* PROBLEM DESCRIPTION: Return only the lines running from the line with "Reproduce this chart with D3.js." down to the line with "const y = d3.scaleLinear().domain([0, 40]).range([height", both included, exactly as they appear.
########
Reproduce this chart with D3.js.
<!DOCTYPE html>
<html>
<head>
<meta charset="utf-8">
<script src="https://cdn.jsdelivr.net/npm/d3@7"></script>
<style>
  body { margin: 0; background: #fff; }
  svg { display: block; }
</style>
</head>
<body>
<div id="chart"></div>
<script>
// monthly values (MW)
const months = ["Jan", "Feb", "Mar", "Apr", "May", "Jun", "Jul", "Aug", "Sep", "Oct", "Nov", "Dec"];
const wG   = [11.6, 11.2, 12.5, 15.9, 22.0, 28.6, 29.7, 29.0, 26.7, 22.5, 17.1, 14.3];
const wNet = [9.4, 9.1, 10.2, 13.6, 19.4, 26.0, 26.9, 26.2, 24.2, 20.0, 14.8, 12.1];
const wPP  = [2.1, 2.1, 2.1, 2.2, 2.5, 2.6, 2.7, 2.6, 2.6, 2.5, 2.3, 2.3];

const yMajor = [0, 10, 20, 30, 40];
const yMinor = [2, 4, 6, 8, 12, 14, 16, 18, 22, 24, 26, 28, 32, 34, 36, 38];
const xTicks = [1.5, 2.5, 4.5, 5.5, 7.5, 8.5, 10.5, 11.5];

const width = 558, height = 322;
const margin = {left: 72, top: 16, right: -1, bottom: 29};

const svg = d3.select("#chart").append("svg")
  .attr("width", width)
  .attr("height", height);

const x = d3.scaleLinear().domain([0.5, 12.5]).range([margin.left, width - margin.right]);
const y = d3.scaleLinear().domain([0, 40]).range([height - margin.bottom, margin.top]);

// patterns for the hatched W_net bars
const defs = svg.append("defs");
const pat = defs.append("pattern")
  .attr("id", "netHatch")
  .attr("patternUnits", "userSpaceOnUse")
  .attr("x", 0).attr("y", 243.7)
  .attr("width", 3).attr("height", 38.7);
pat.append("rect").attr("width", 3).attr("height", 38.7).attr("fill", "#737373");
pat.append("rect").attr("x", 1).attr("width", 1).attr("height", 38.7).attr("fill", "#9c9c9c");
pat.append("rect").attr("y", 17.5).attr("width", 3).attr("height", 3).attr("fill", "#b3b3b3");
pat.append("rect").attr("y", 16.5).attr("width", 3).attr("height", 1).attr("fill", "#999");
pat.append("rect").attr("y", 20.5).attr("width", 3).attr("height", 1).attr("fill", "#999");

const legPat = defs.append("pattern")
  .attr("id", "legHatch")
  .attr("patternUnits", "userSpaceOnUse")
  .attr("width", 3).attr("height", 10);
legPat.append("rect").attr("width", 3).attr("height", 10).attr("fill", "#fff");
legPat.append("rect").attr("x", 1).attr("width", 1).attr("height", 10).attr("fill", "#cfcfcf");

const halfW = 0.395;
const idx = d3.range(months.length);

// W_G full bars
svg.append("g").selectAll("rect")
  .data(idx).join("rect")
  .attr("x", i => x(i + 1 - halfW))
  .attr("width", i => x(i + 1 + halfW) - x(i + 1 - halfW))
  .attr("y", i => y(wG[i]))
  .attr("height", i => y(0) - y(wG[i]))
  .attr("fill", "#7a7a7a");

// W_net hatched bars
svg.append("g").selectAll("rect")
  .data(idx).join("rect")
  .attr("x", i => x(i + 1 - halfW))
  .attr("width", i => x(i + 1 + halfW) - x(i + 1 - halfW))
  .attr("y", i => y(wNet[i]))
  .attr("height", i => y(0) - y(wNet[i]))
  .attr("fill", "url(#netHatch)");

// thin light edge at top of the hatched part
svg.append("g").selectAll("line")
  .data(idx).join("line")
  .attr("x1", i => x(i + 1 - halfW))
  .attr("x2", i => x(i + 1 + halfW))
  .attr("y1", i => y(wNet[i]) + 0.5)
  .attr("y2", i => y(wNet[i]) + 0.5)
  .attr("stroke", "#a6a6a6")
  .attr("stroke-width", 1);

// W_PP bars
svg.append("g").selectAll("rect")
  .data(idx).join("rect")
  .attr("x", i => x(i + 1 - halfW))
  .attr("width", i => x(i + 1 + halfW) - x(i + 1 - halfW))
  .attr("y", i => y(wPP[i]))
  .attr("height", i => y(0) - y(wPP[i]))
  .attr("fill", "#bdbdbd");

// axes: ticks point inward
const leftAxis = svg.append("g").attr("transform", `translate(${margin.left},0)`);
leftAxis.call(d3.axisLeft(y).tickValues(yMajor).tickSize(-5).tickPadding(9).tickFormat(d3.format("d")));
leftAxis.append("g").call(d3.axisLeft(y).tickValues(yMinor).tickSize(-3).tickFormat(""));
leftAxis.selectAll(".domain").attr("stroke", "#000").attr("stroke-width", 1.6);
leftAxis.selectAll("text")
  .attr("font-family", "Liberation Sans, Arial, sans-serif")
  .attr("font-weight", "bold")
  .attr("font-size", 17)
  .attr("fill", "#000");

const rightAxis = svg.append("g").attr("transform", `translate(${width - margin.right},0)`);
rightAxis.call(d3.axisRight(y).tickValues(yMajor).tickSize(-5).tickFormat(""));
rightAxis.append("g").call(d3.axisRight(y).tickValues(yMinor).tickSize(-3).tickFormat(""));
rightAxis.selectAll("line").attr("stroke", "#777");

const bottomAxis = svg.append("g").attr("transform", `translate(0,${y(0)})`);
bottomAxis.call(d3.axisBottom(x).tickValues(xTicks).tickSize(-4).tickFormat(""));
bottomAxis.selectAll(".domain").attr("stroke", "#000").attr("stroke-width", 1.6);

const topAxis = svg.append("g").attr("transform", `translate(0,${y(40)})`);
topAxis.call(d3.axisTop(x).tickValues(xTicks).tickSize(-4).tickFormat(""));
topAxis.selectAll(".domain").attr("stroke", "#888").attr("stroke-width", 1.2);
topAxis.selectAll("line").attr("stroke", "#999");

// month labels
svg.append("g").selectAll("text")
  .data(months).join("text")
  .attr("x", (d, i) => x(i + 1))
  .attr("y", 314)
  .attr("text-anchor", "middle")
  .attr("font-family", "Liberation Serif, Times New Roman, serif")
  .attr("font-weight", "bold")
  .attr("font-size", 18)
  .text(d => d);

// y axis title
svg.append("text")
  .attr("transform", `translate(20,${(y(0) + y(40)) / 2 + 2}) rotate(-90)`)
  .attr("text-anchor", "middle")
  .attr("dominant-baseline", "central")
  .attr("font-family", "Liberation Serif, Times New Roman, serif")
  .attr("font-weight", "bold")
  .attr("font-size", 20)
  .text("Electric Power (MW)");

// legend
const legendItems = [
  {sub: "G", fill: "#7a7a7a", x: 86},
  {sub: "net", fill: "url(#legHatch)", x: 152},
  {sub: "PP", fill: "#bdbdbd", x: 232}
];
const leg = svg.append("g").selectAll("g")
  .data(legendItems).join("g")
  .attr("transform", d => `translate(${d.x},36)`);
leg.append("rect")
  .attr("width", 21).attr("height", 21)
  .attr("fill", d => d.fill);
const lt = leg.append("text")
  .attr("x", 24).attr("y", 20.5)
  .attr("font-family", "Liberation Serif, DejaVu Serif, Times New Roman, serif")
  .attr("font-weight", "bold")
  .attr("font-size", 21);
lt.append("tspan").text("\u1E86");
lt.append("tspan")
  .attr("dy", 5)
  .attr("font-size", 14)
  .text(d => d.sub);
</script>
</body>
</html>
########
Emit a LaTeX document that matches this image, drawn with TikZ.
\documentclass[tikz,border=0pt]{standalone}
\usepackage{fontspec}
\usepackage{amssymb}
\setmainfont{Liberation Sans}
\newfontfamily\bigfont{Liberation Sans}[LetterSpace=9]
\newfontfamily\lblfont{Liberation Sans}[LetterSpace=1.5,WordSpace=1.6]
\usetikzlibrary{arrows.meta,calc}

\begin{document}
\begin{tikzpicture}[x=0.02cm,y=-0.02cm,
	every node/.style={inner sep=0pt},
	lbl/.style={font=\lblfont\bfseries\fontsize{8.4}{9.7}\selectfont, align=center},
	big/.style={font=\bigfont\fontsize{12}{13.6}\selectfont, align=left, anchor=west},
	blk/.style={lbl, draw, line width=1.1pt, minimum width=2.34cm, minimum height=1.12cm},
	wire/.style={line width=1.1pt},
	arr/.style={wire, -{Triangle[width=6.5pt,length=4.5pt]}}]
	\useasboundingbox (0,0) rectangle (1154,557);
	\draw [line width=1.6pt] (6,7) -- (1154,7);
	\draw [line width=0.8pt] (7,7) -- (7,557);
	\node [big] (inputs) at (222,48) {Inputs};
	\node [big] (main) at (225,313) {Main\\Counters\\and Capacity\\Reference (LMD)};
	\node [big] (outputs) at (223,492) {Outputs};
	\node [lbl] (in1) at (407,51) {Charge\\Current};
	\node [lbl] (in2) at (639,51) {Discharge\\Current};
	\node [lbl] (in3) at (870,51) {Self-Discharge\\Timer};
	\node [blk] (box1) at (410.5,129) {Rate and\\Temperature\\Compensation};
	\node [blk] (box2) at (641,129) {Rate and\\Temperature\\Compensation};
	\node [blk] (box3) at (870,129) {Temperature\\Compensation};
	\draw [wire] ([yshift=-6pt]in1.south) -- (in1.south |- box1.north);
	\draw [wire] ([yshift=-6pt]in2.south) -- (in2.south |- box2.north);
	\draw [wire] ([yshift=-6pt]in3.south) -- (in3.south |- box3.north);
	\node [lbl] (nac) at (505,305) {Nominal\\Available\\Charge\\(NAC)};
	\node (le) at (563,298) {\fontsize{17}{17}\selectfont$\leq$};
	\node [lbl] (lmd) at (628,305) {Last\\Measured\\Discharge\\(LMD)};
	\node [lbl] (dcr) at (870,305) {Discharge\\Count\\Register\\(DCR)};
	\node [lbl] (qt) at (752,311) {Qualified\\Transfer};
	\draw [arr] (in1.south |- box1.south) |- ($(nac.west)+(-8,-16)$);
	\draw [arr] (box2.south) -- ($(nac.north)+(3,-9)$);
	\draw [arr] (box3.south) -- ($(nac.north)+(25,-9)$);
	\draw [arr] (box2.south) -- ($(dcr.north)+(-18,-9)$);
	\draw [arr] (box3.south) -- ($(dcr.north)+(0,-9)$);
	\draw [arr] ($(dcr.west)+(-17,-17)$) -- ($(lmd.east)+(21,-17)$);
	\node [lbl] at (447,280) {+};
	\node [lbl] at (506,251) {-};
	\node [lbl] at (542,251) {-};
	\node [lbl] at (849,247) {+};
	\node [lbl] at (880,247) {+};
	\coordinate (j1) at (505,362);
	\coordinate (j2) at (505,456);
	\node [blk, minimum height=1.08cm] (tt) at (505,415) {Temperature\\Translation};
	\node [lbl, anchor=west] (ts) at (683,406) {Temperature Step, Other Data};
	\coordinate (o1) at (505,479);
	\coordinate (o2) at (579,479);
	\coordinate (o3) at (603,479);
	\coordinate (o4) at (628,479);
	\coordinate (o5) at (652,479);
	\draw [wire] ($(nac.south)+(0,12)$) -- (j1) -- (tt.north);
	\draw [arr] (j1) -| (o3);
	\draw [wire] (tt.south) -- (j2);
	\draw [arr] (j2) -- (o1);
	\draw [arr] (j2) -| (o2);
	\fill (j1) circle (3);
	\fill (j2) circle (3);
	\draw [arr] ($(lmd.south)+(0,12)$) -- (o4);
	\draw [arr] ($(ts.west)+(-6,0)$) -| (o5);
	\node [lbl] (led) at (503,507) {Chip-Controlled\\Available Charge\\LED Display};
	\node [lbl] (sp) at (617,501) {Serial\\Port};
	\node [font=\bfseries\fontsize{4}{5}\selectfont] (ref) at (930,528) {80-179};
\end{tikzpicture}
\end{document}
########
* RESPONSE TO THE EXERCISE:
Reproduce this chart with D3.js.
<!DOCTYPE html>
<html>
<head>
<meta charset="utf-8">
<script src="https://cdn.jsdelivr.net/npm/d3@7"></script>
<style>
  body { margin: 0; background: #fff; }
  svg { display: block; }
</style>
</head>
<body>
<div id="chart"></div>
<script>
// monthly values (MW)
const months = ["Jan", "Feb", "Mar", "Apr", "May", "Jun", "Jul", "Aug", "Sep", "Oct", "Nov", "Dec"];
const wG   = [11.6, 11.2, 12.5, 15.9, 22.0, 28.6, 29.7, 29.0, 26.7, 22.5, 17.1, 14.3];
const wNet = [9.4, 9.1, 10.2, 13.6, 19.4, 26.0, 26.9, 26.2, 24.2, 20.0, 14.8, 12.1];
const wPP  = [2.1, 2.1, 2.1, 2.2, 2.5, 2.6, 2.7, 2.6, 2.6, 2.5, 2.3, 2.3];

const yMajor = [0, 10, 20, 30, 40];
const yMinor = [2, 4, 6, 8, 12, 14, 16, 18, 22, 24, 26, 28, 32, 34, 36, 38];
const xTicks = [1.5, 2.5, 4.5, 5.5, 7.5, 8.5, 10.5, 11.5];

const width = 558, height = 322;
const margin = {left: 72, top: 16, right: -1, bottom: 29};

const svg = d3.select("#chart").append("svg")
  .attr("width", width)
  .attr("height", height);

const x = d3.scaleLinear().domain([0.5, 12.5]).range([margin.left, width - margin.right]);
const y = d3.scaleLinear().domain([0, 40]).range([height - margin.bottom, margin.top]);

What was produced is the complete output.